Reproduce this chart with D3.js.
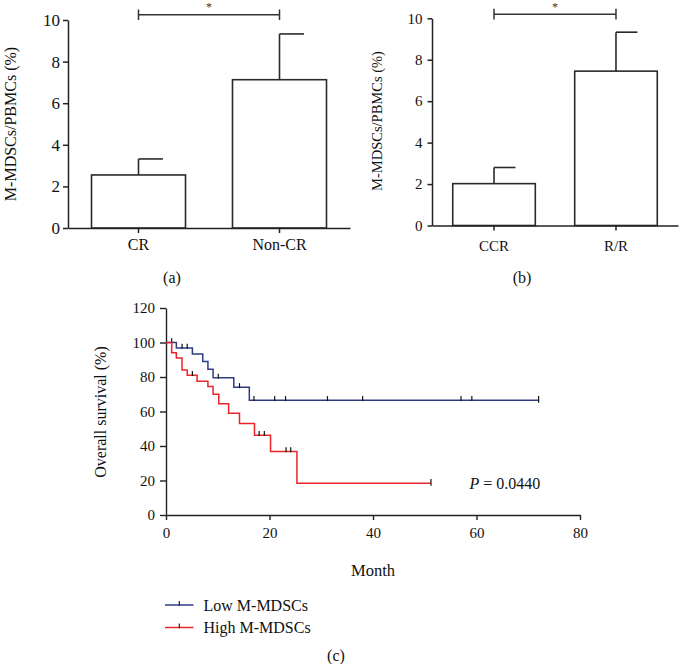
<!DOCTYPE html>
<html>
<head>
<meta charset="utf-8">
<script src="https://cdn.jsdelivr.net/npm/d3@7"></script>
<style>
  html, body { margin: 0; padding: 0; background: #fff; }
  svg { display: block; font-family: "Liberation Serif", "Times New Roman", serif; }
</style>
</head>
<body>
<svg id="chart" width="679" height="664"></svg>
<script>
// ---------- Data ----------
const catsA = ["CR", "Non-CR"];
const meanA = [2.55, 7.13];
const errA  = [0.77, 2.20];

const catsB = ["CCR", "R/R"];
const meanB = [2.02, 7.45];
const errB  = [0.78, 1.88];

const barTicks = [0, 2, 4, 6, 8, 10];

const lowTimes   = [0, 2.0, 5.1, 7.1, 8.1, 9.1, 13.1, 16.1];
const lowSurv    = [100, 96.8, 93.3, 89, 84.5, 79.5, 74, 66.5];
const lowCensor  = [1.1, 3.1, 4.1, 10.1, 14.2, 17.0, 21.0, 23.1, 31.2, 38.0, 57.0, 59.1];
const lowEnd     = 72;

const highTimes  = [0, 1.1, 2.0, 3.1, 4.1, 6.0, 8.1, 9.1, 10.2, 12.1, 14.2, 17.1, 20.2, 25.3];
const highSurv   = [100, 94, 91, 84, 81, 77.5, 74.5, 70, 64.5, 59, 53, 46.3, 36.8, 18.4];
const highCensor = [5.1, 18.0, 19.0, 23.2, 24.1];
const highEnd    = 51.2;

const kmXTicks = [0, 20, 40, 60, 80];
const kmYTicks = [0, 20, 40, 60, 80, 100, 120];
const legendLabels = ["Low M-MDSCs", "High M-MDSCs"];
const pText = "0.0440";

// ---------- Drawing ----------
const svg = d3.select("#chart");
const axisColor = "#222";

function styleAxis(g, fontSize, width) {
  g.selectAll("path.domain").attr("stroke", axisColor).attr("stroke-width", width);
  g.selectAll(".tick line").attr("stroke", axisColor).attr("stroke-width", width);
  g.selectAll(".tick text").attr("fill", "#111").attr("font-size", fontSize)
    .attr("font-family", "Liberation Serif, serif");
}

function barPanel(opt) {
  const x = d3.scaleBand().domain(opt.cats).range(opt.xRange)
    .paddingInner(opt.pi).paddingOuter(opt.po);
  const y = d3.scaleLinear().domain([0, 10]).range(opt.yRange);
  const g = svg.append("g");

  // bars
  g.selectAll("rect.bar").data(opt.cats).join("rect")
    .attr("x", d => x(d)).attr("width", x.bandwidth())
    .attr("y", (d, i) => y(opt.mean[i]))
    .attr("height", (d, i) => y(0) - y(opt.mean[i]))
    .attr("fill", "#fff").attr("stroke", "#2a2a2a").attr("stroke-width", 1.6);

  // error bars (upper only, right half cap)
  const cap = x.bandwidth() * 0.26;
  opt.cats.forEach((c, i) => {
    const cx = x(c) + x.bandwidth() / 2;
    const top = y(opt.mean[i] + opt.err[i]);
    g.append("line").attr("x1", cx).attr("x2", cx)
      .attr("y1", y(opt.mean[i])).attr("y2", top)
      .attr("stroke", "#2a2a2a").attr("stroke-width", 1.6);
    g.append("line").attr("x1", cx).attr("x2", cx + cap)
      .attr("y1", top).attr("y2", top)
      .attr("stroke", "#2a2a2a").attr("stroke-width", 1.6);
  });

  // axes
  const gy = g.append("g").attr("transform", `translate(${opt.xRange[0]},0)`)
    .call(d3.axisLeft(y).tickValues(barTicks).tickSize(opt.yTick).tickPadding(opt.yPad).tickSizeOuter(0));
  styleAxis(gy, opt.tickFont, 1.5);
  const gx = g.append("g").attr("transform", `translate(0,${y(0)})`)
    .call(d3.axisBottom(x).tickSize(5).tickPadding(opt.xPad).tickSizeOuter(0));
  styleAxis(gx, opt.catFont, 1.5);

  // significance bracket
  const x1 = x(opt.cats[0]) + x.bandwidth() / 2;
  const x2 = x(opt.cats[1]) + x.bandwidth() / 2;
  const by = y(opt.bracket);
  g.append("path")
    .attr("d", `M${x1},${by - 5.3}V${by + 5.3}M${x1},${by}H${x2}M${x2},${by - 5.3}V${by + 5.3}`)
    .attr("fill", "none").attr("stroke", "#333").attr("stroke-width", 1.5);
  g.append("text").attr("x", (x1 + x2) / 2).attr("y", by - 3.5)
    .attr("text-anchor", "middle").attr("font-size", 12).attr("fill", "#333").text("*");

  // y title
  g.append("text")
    .attr("transform", `translate(${opt.titleX},${opt.titleY}) rotate(-90)`)
    .attr("text-anchor", "middle").attr("dominant-baseline", "central")
    .attr("font-size", opt.titleFont).attr("fill", "#111")
    .text("M-MDSCs/PBMCs (%)");

  // panel label
  g.append("text").attr("x", opt.labelX).attr("y", 283)
    .attr("text-anchor", "middle").attr("font-size", 16).attr("fill", "#111")
    .text(opt.label);
}

barPanel({
  cats: catsA, mean: meanA, err: errA,
  xRange: [68, 350], pi: 1 / 3, po: 1 / 6, yRange: [228, 20],
  yTick: 5, yPad: 3, xPad: 6, tickFont: 17, catFont: 16,
  bracket: 10.25, titleX: 10, titleY: 124, titleFont: 16,
  label: "(a)", labelX: 172
});

barPanel({
  cats: catsB, mean: meanB, err: errB,
  xRange: [432, 678], pi: 0.323, po: 0.17, yRange: [225.5, 18.3],
  yTick: 4.5, yPad: 5, xPad: 9.5, tickFont: 15, catFont: 15,
  bracket: 10.2, titleX: 377, titleY: 121, titleFont: 14.5,
  label: "(b)", labelX: 522
});

// ---------- Kaplan-Meier panel ----------
const kx = d3.scaleLinear().domain([0, 80]).range([166, 580]);
const ky = d3.scaleLinear().domain([0, 120]).range([515, 308]);
const kg = svg.append("g");

const gky = kg.append("g").attr("transform", `translate(${kx(0)},0)`)
  .call(d3.axisLeft(ky).tickValues(kmYTicks).tickSize(6).tickPadding(5).tickSizeOuter(0));
styleAxis(gky, 15, 1.4);
const gkx = kg.append("g").attr("transform", `translate(0,${ky(0)})`)
  .call(d3.axisBottom(kx).tickValues(kmXTicks).tickSize(5).tickPadding(7.3).tickSizeOuter(0));
styleAxis(gkx, 15, 1.4);

function survAt(times, surv, t) {
  let s = surv[0];
  for (let i = 0; i < times.length; i++) if (times[i] <= t) s = surv[i];
  return s;
}

function drawKM(times, surv, censor, end, color) {
  const pts = times.map((t, i) => [t, surv[i]]);
  pts.push([end, surv[surv.length - 1]]);
  const line = d3.line().x(d => kx(d[0])).y(d => ky(d[1])).curve(d3.curveStepAfter);
  kg.append("path").datum(pts).attr("d", line)
    .attr("fill", "none").attr("stroke", color).attr("stroke-width", 1.5);
  const cens = censor.concat([end]);
  kg.selectAll(null).data(cens).join("line")
    .attr("x1", d => kx(d)).attr("x2", d => kx(d))
    .attr("y1", d => ky(survAt(times, surv, d)) - 4.2)
    .attr("y2", d => ky(survAt(times, surv, d)) + (d === end ? 2.5 : 0.8))
    .attr("stroke", "#111").attr("stroke-width", 1.2);
}

const blue = "#2f3c84";
const red = "#e8262a";
drawKM(lowTimes, lowSurv, lowCensor, lowEnd, blue);
drawKM(highTimes, highSurv, highCensor, highEnd, red);

// y title
kg.append("text")
  .attr("transform", `translate(100,412) rotate(-90)`)
  .attr("text-anchor", "middle").attr("dominant-baseline", "central")
  .attr("font-size", 16).attr("fill", "#111").text("Overall survival (%)");

// x title
kg.append("text").attr("x", 373).attr("y", 576)
  .attr("text-anchor", "middle").attr("font-size", 16.5).attr("fill", "#111").text("Month");

// p value
const pt = kg.append("text").attr("x", 469.5).attr("y", 489)
  .attr("font-size", 16).attr("fill", "#111");
pt.append("tspan").attr("font-style", "italic").text("P");
pt.append("tspan").text(" = " + pText);

// legend
const legColors = [blue, red];
const legY = [605, 627.5];
legendLabels.forEach((lab, i) => {
  kg.append("line").attr("x1", 165).attr("x2", 193.5)
    .attr("y1", legY[i]).attr("y2", legY[i])
    .attr("stroke", legColors[i]).attr("stroke-width", 1.5);
  kg.append("line").attr("x1", 179.3).attr("x2", 179.3)
    .attr("y1", legY[i] - 4).attr("y2", legY[i] + 0.8)
    .attr("stroke", "#111").attr("stroke-width", 1.1);
  kg.append("text").attr("x", 203.5).attr("y", legY[i] + 5.5)
    .attr("font-size", 16).attr("fill", "#111").text(lab);
});

// panel label (c)
kg.append("text").attr("x", 336).attr("y", 661)
  .attr("text-anchor", "middle").attr("font-size", 16).attr("fill", "#111").text("(c)");
</script>
</body>
</html>
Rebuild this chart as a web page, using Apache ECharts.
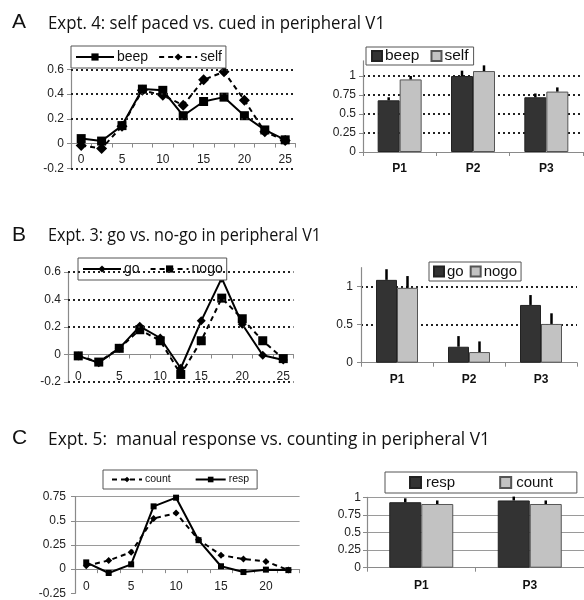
<!DOCTYPE html>
<html>
<head>
<meta charset="utf-8">
<script src="https://cdn.jsdelivr.net/npm/echarts@6/dist/echarts.min.js"></script>
<style>
  html, body { margin: 0; padding: 0; background: #fff; }
  #chart { width: 584px; height: 600px; }
</style>
</head>
<body>
<div id="chart"></div>
<script>
// ---- Panel A: self paced vs. cued ----
const timeA = ['0', '2.5', '5', '7.5', '10', '12.5', '15', '17.5', '20', '22.5', '25'];
const beepLine = [0.04, 0.02, 0.145, 0.44, 0.43, 0.225, 0.34, 0.375, 0.225, 0.11, 0.03];
const selfLine = [-0.015, -0.04, 0.14, 0.43, 0.39, 0.31, 0.515, 0.58, 0.35, 0.095, 0.025];
const phasesAB = ['P1', 'P2', 'P3'];
const beepBar = [0.68, 1.0, 0.72];
const beepErr = [0.04, 0.07, 0.05];
const selfBar = [0.955, 1.065, 0.795];
const selfErr = [0.045, 0.075, 0.055];

// ---- Panel B: go vs. no-go ----
const timeB = ['0', '2.5', '5', '7.5', '10', '12.5', '15', '17.5', '20', '22.5', '25'];
const goLine = [-0.01, -0.06, 0.045, 0.205, 0.12, -0.10, 0.245, 0.555, 0.22, -0.005, -0.04];
const nogoLine = [-0.01, -0.055, 0.045, 0.18, 0.10, -0.145, 0.10, 0.41, 0.26, 0.10, -0.03];
const goBar = [1.09, 0.21, 0.76];
const goErr = [0.14, 0.14, 0.13];
const nogoBar = [0.985, 0.14, 0.51];
const nogoErr = [0.155, 0.14, 0.14];

// ---- Panel C: manual response vs. counting ----
const timeC = ['0', '2.5', '5', '7.5', '10', '12.5', '15', '17.5', '20', '22.5'];
const respLine = [0.07, -0.04, 0.05, 0.65, 0.74, 0.30, 0.03, -0.03, -0.005, -0.01];
const countLine = [0.035, 0.09, 0.175, 0.525, 0.58, 0.305, 0.145, 0.105, 0.08, -0.01];
const phasesC = ['P1', 'P3'];
const respBar = [0.93, 0.955];
const respErr = [0.055, 0.055];
const countBar = [0.905, 0.905];
const countErr = [0.05, 0.05];

// gridline values drawn as dotted rules on the time-course plots
const gridTicksAB = [-0.2, 0.2, 0.4, 0.6];

const titles = [
  { letter: 'A', text: 'Expt. 4: self paced vs. cued in peripheral V1', y: 29, w: 337 },
  { letter: 'B', text: 'Expt. 3: go vs. no-go in peripheral V1', y: 241.5, w: 273 },
  { letter: 'C', text: 'Expt. 5:  manual response vs. counting in peripheral V1', y: 445, w: 442 }
];

const FONT = '"Liberation Sans", Arial, sans-serif';
const TITLE_FONT = '18px "Open Sans", sans-serif';
const DARK = '#333333';
const LIGHT = '#c2c2c2';

const chart = echarts.init(document.getElementById('chart'), null, { renderer: 'canvas' });

// measure title text so it can be fitted to its width
const ctx = document.createElement('canvas').getContext('2d');
ctx.font = TITLE_FONT;

const graphics = [];
titles.forEach(t => {
  graphics.push({
    type: 'text', x: 12, y: t.y - 6.5,
    style: { text: t.letter, font: '21px "Liberation Sans", Arial, sans-serif', fill: '#111', verticalAlign: 'middle' }
  });
  const natural = ctx.measureText(t.text).width;
  graphics.push({
    type: 'text', x: 48, y: t.y - 5.5, scaleX: t.w / natural,
    style: { text: t.text, font: TITLE_FONT, fill: '#111', verticalAlign: 'middle' }
  });
});

const grids = [
  { left: 71, top: 69.3, width: 224.4, height: 99 },     // A time course
  { left: 363, top: 60.8, width: 220, height: 91.2 },    // A bars
  { left: 68, top: 272, width: 225.5, height: 110 },     // B time course
  { left: 361, top: 267.7, width: 216, height: 95 },     // B bars
  { left: 75, top: 496.7, width: 224.6, height: 96.6 },  // C time course
  { left: 367, top: 497.3, width: 219, height: 70.4 }    // C bars
];

const axisLineGray = { show: true, lineStyle: { color: '#8a8a8a', width: 1.2 } };
const tickGray = { show: true, length: 4, lineStyle: { color: '#8a8a8a' } };

// time axes sit on y = 0, with their labels tucked just under that line
function timeAxis(gi, cats, margin) {
  return {
    type: 'category', gridIndex: gi, data: cats, boundaryGap: true,
    axisLine: Object.assign({ onZero: true }, axisLineGray),
    axisTick: Object.assign({ interval: 0 }, tickGray),
    axisLabel: { interval: 1, fontFamily: FONT, fontSize: 12, color: '#222', margin: margin },
    splitLine: { show: false }
  };
}
function phaseAxis(gi, cats, margin) {
  return {
    type: 'category', gridIndex: gi, data: cats,
    axisLine: axisLineGray, axisTick: tickGray,
    axisLabel: { fontFamily: FONT, fontSize: 12, fontWeight: 'bold', color: '#111', margin: margin },
    splitLine: { show: false }
  };
}
function valAxis(gi, min, max, interval, split, margin, fmt) {
  return {
    type: 'value', gridIndex: gi, min: min, max: max, interval: interval,
    axisLine: axisLineGray, axisTick: tickGray,
    axisLabel: {
      fontFamily: FONT, fontSize: 12, color: '#222', margin: margin,
      showMaxLabel: max % interval < 1e-9 || Math.abs(max % interval - interval) < 1e-9,
      formatter: fmt || (v => String(parseFloat(v.toFixed(2))))
    },
    splitLine: split
  };
}

const dottedSplit = { show: true, showMinLine: false, showMaxLine: false, lineStyle: { color: '#222', width: 2, type: [2, 3] } };
const graySplit = { show: true, showMinLine: false, lineStyle: { color: '#9a9a9a', width: 1 } };
const fmt1 = v => (Math.abs(v) < 1e-9 ? '0' : v.toFixed(1));

const xAxes = [
  timeAxis(0, timeA, -15),
  phaseAxis(1, phasesAB, 11),
  timeAxis(2, timeB, -11),
  phaseAxis(3, phasesAB, 11),
  timeAxis(4, timeC, -13),
  phaseAxis(5, phasesC, 12)
];
const yAxes = [
  valAxis(0, -0.2, 0.6, 0.2, { show: false }, 7, fmt1),
  valAxis(1, 0, 1.2, 0.25, dottedSplit, 7),
  valAxis(2, -0.2, 0.6, 0.2, { show: false }, 7, fmt1),
  valAxis(3, 0, 1.25, 0.5, dottedSplit, 8),
  valAxis(4, -0.25, 0.75, 0.25, Object.assign({}, graySplit, { showMaxLine: true }), 9),
  valAxis(5, 0, 1, 0.25, Object.assign({}, graySplit, { showMaxLine: true }), 6)
];

function dottedRules(values) {
  return {
    silent: true, symbol: 'none', animation: false,
    label: { show: false },
    lineStyle: { color: '#222', width: 2, type: [2, 3] },
    data: values.map(v => ({ yAxis: v }))
  };
}

function lineSeries(name, gi, data, symbol, size, dashed, rules) {
  const s = {
    name: name, type: 'line', xAxisIndex: gi, yAxisIndex: gi, data: data,
    symbol: symbol, symbolSize: size, showSymbol: true,
    itemStyle: { color: '#000' },
    lineStyle: { color: '#000', width: 2, type: dashed ? [5, 4] : 'solid' },
    z: 3, animation: false
  };
  if (rules) s.markLine = dottedRules(rules);
  return s;
}

function barSeries(name, gi, data, color, border, width) {
  return {
    name: name, type: 'bar', xAxisIndex: gi, yAxisIndex: gi, data: data,
    barWidth: width, barGap: '0%',
    itemStyle: { color: color, borderColor: border, borderWidth: 1 },
    animation: false
  };
}

// upward error whiskers centred on each bar of a pair (side -1 left bar, +1 right bar)
function errSeries(gi, vals, errs, side, barW) {
  return {
    type: 'custom', xAxisIndex: gi, yAxisIndex: gi, z: 5, silent: true, animation: false,
    data: vals.map((v, i) => [i, v, errs[i]]),
    renderItem: function (params, api) {
      const base = api.coord([api.value(0), api.value(1)]);
      const top = api.coord([api.value(0), api.value(1) + api.value(2)]);
      const cx = base[0] + side * barW / 2;
      return {
        type: 'line',
        shape: { x1: cx, y1: base[1], x2: cx, y2: top[1] },
        style: { stroke: '#000', lineWidth: 2.5 }
      };
    }
  };
}

const series = [
  lineSeries('beep', 0, beepLine, 'rect', 9, false, gridTicksAB),
  lineSeries('self', 0, selfLine, 'diamond', 11, true),
  barSeries('beep#b', 1, beepBar, DARK, '#222', 22),
  barSeries('self#b', 1, selfBar, LIGHT, '#555', 22),
  errSeries(1, beepBar, beepErr, -1, 22),
  errSeries(1, selfBar, selfErr, 1, 22),

  lineSeries('go', 2, goLine, 'diamond', 9, false, gridTicksAB),
  lineSeries('nogo', 2, nogoLine, 'rect', 9, true),
  barSeries('go#b', 3, goBar, DARK, '#222', 21),
  barSeries('nogo#b', 3, nogoBar, LIGHT, '#555', 21),
  errSeries(3, goBar, goErr, -1, 21),
  errSeries(3, nogoBar, nogoErr, 1, 21),

  lineSeries('resp', 4, respLine, 'rect', 6, false),
  lineSeries('count', 4, countLine, 'diamond', 7, true),
  barSeries('resp#b', 5, respBar, DARK, '#222', 32),
  barSeries('count#b', 5, countBar, LIGHT, '#555', 32),
  errSeries(5, respBar, respErr, -1, 32),
  errSeries(5, countBar, countErr, 1, 32)
];

const stripTag = n => n.replace(/#.*$/, '');
function legendBox(left, top, data, opts) {
  return Object.assign({
    left: left, top: top, data: data, orient: 'horizontal',
    borderColor: '#555', borderWidth: 1, backgroundColor: '#fff',
    selectedMode: false, formatter: stripTag,
    textStyle: { fontFamily: FONT, fontSize: 14, color: '#111', padding: [0, 0, 0, -2] }
  }, opts);
}

const legends = [
  legendBox(71, 46, ['beep', 'self'], { padding: [4, 4], itemGap: 10, itemWidth: 38, itemHeight: 9 }),
  legendBox(366, 47, ['beep#b', 'self#b'], { icon: 'rect', padding: [1, 5], itemGap: 11, itemWidth: 10, itemHeight: 10,
    textStyle: { fontFamily: FONT, fontSize: 15.5, color: '#111', padding: [0, 0, 0, -2] } }),
  legendBox(78, 258, ['go', 'nogo'], { padding: [4, 4], itemGap: 10, itemWidth: 38, itemHeight: 9 }),
  legendBox(429, 262, ['go#b', 'nogo#b'], { icon: 'rect', padding: [2, 4], itemGap: 6, itemWidth: 10, itemHeight: 10,
    textStyle: { fontFamily: FONT, fontSize: 15, color: '#111', padding: [0, 0, 0, -2] } }),
  legendBox(103, 470, ['count', 'resp'], { padding: [4, 8], itemGap: 24, itemWidth: 30, itemHeight: 7,
    textStyle: { fontFamily: FONT, fontSize: 10.5, color: '#111', padding: [0, 0, 0, -2] } }),
  legendBox(385, 472, ['resp#b', 'count#b'], { icon: 'rect', padding: [3, 24], itemGap: 44, itemWidth: 11, itemHeight: 11,
    textStyle: { fontFamily: FONT, fontSize: 15, color: '#111' } })
];

chart.setOption({
  backgroundColor: '#ffffff',
  animation: false,
  graphic: graphics,
  grid: grids,
  xAxis: xAxes,
  yAxis: yAxes,
  legend: legends,
  series: series
});
</script>
</body>
</html>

________________________________________

What you need to do
Above are some records. Reproduce the lines from the one with "Rebuild this chart" down to the one with "const selfErr = [0.045, 0.075, 0.055];", keeping both, and leave every picture out.

Answer below
Rebuild this chart as a web page, using Apache ECharts.
<!DOCTYPE html>
<html>
<head>
<meta charset="utf-8">
<script src="https://cdn.jsdelivr.net/npm/echarts@6/dist/echarts.min.js"></script>
<style>
  html, body { margin: 0; padding: 0; background: #fff; }
  #chart { width: 584px; height: 600px; }
</style>
</head>
<body>
<div id="chart"></div>
<script>
// ---- Panel A: self paced vs. cued ----
const timeA = ['0', '2.5', '5', '7.5', '10', '12.5', '15', '17.5', '20', '22.5', '25'];
const beepLine = [0.04, 0.02, 0.145, 0.44, 0.43, 0.225, 0.34, 0.375, 0.225, 0.11, 0.03];
const selfLine = [-0.015, -0.04, 0.14, 0.43, 0.39, 0.31, 0.515, 0.58, 0.35, 0.095, 0.025];
const phasesAB = ['P1', 'P2', 'P3'];
const beepBar = [0.68, 1.0, 0.72];
const beepErr = [0.04, 0.07, 0.05];
const selfBar = [0.955, 1.065, 0.795];
const selfErr = [0.045, 0.075, 0.055];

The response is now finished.